— BEGIN —

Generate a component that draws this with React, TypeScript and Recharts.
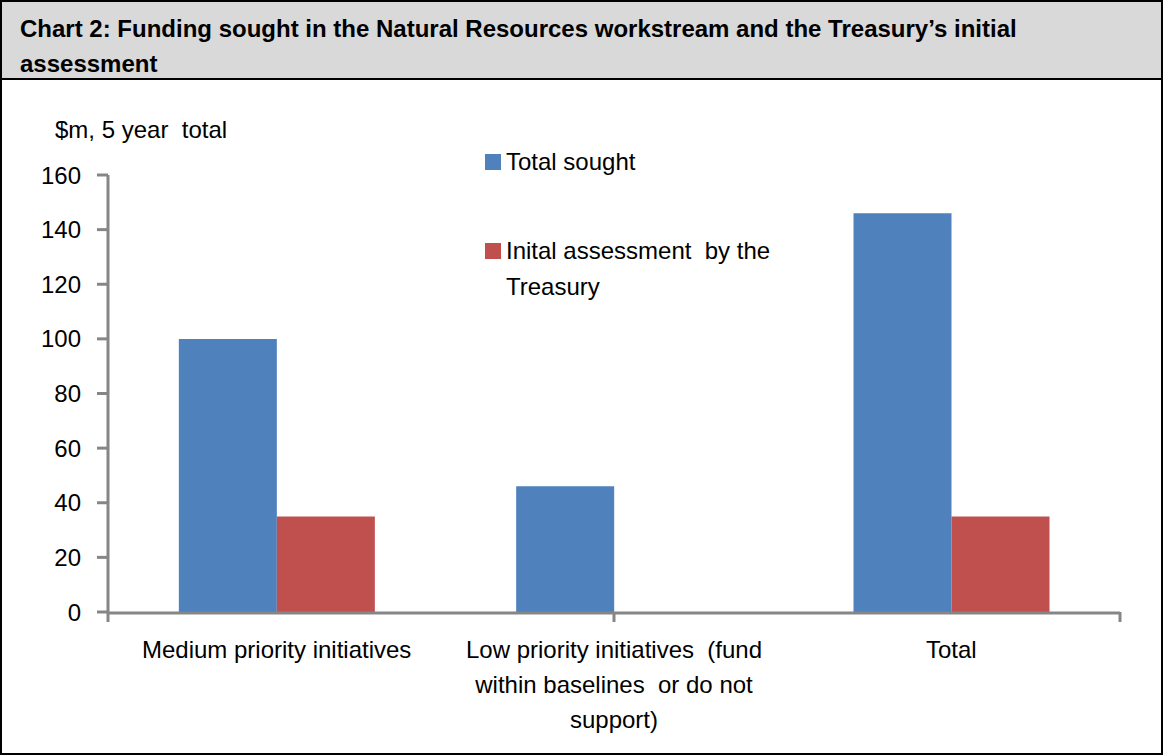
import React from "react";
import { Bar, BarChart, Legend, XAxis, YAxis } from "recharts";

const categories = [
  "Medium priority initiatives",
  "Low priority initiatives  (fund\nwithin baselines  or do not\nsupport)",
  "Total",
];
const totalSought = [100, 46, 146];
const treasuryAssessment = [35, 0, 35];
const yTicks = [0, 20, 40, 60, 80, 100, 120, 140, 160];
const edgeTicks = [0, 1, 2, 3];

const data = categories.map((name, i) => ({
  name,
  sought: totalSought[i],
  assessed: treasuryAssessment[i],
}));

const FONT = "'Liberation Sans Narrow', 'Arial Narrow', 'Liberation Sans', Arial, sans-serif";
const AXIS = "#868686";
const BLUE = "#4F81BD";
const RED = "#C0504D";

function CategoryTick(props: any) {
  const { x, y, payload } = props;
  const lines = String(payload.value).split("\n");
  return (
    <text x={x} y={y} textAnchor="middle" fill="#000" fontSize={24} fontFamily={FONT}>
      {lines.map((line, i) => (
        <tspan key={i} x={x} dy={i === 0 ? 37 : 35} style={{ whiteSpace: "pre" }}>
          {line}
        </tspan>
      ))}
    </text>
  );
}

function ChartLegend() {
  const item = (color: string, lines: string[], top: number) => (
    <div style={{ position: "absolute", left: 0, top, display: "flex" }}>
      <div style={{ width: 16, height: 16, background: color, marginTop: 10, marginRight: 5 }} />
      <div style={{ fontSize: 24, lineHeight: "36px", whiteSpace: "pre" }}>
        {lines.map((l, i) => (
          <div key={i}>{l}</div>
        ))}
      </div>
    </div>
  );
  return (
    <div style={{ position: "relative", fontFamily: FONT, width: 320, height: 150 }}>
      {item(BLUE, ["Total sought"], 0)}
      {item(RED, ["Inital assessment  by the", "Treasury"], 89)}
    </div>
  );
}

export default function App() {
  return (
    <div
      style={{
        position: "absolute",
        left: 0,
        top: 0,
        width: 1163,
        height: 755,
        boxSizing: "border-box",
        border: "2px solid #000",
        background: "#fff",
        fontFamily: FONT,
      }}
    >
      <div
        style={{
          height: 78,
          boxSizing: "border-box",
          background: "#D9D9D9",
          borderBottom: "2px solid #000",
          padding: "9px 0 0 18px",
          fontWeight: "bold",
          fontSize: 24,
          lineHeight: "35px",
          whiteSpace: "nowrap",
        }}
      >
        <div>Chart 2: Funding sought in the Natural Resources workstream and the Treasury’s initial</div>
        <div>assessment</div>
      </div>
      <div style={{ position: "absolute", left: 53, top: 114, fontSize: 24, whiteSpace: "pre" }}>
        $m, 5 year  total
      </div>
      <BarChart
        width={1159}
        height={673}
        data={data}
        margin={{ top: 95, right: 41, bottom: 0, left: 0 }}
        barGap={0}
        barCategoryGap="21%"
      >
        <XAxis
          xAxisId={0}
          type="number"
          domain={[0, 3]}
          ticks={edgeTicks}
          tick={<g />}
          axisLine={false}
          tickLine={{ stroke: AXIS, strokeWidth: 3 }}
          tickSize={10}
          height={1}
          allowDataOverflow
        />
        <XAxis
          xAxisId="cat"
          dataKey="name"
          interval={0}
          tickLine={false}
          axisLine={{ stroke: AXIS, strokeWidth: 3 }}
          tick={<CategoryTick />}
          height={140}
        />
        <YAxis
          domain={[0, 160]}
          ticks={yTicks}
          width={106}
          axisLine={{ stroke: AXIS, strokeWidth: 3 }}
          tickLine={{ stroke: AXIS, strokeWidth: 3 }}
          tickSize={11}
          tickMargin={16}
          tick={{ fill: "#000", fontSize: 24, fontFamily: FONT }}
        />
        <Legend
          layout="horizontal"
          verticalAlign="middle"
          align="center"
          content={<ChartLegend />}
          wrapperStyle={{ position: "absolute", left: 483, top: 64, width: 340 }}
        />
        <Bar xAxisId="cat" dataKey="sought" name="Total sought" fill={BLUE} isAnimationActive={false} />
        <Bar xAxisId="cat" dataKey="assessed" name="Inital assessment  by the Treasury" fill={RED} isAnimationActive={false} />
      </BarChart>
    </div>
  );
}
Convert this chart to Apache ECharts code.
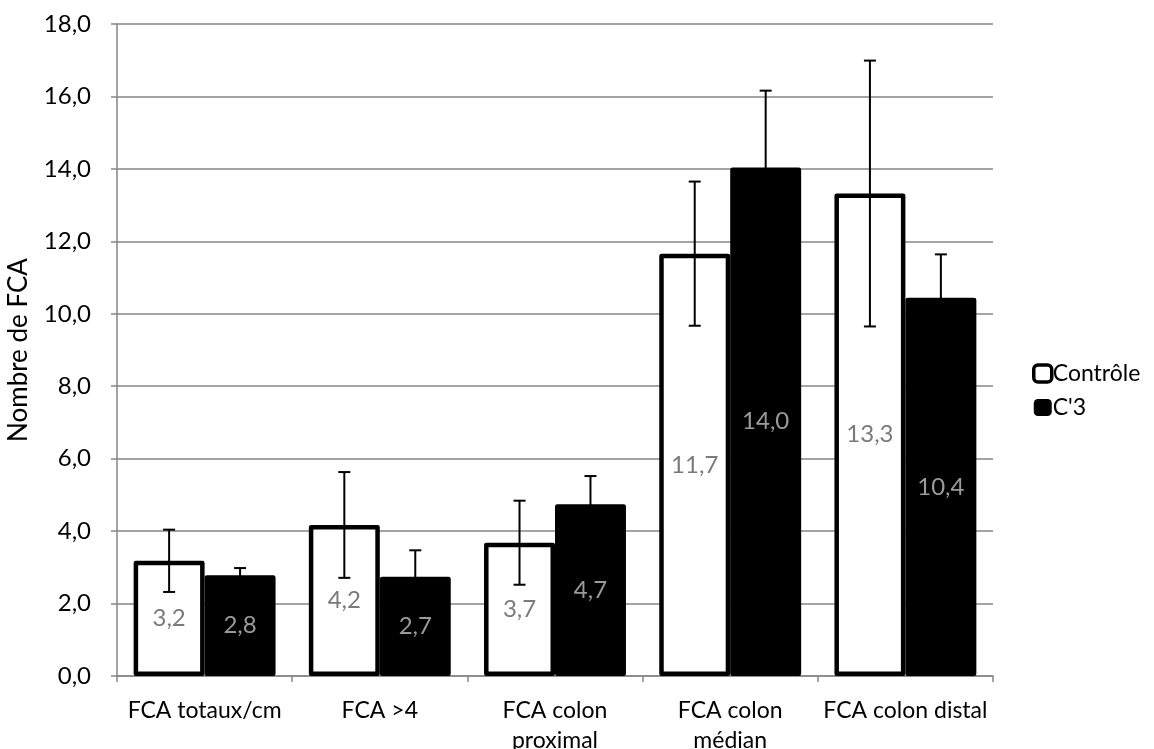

— END —

[Exercise] Where a line of the data holds "this", show that line.

[Answer to the exercise]
Generate a component that draws this with React, TypeScript and Recharts.
Convert this chart to Apache ECharts code.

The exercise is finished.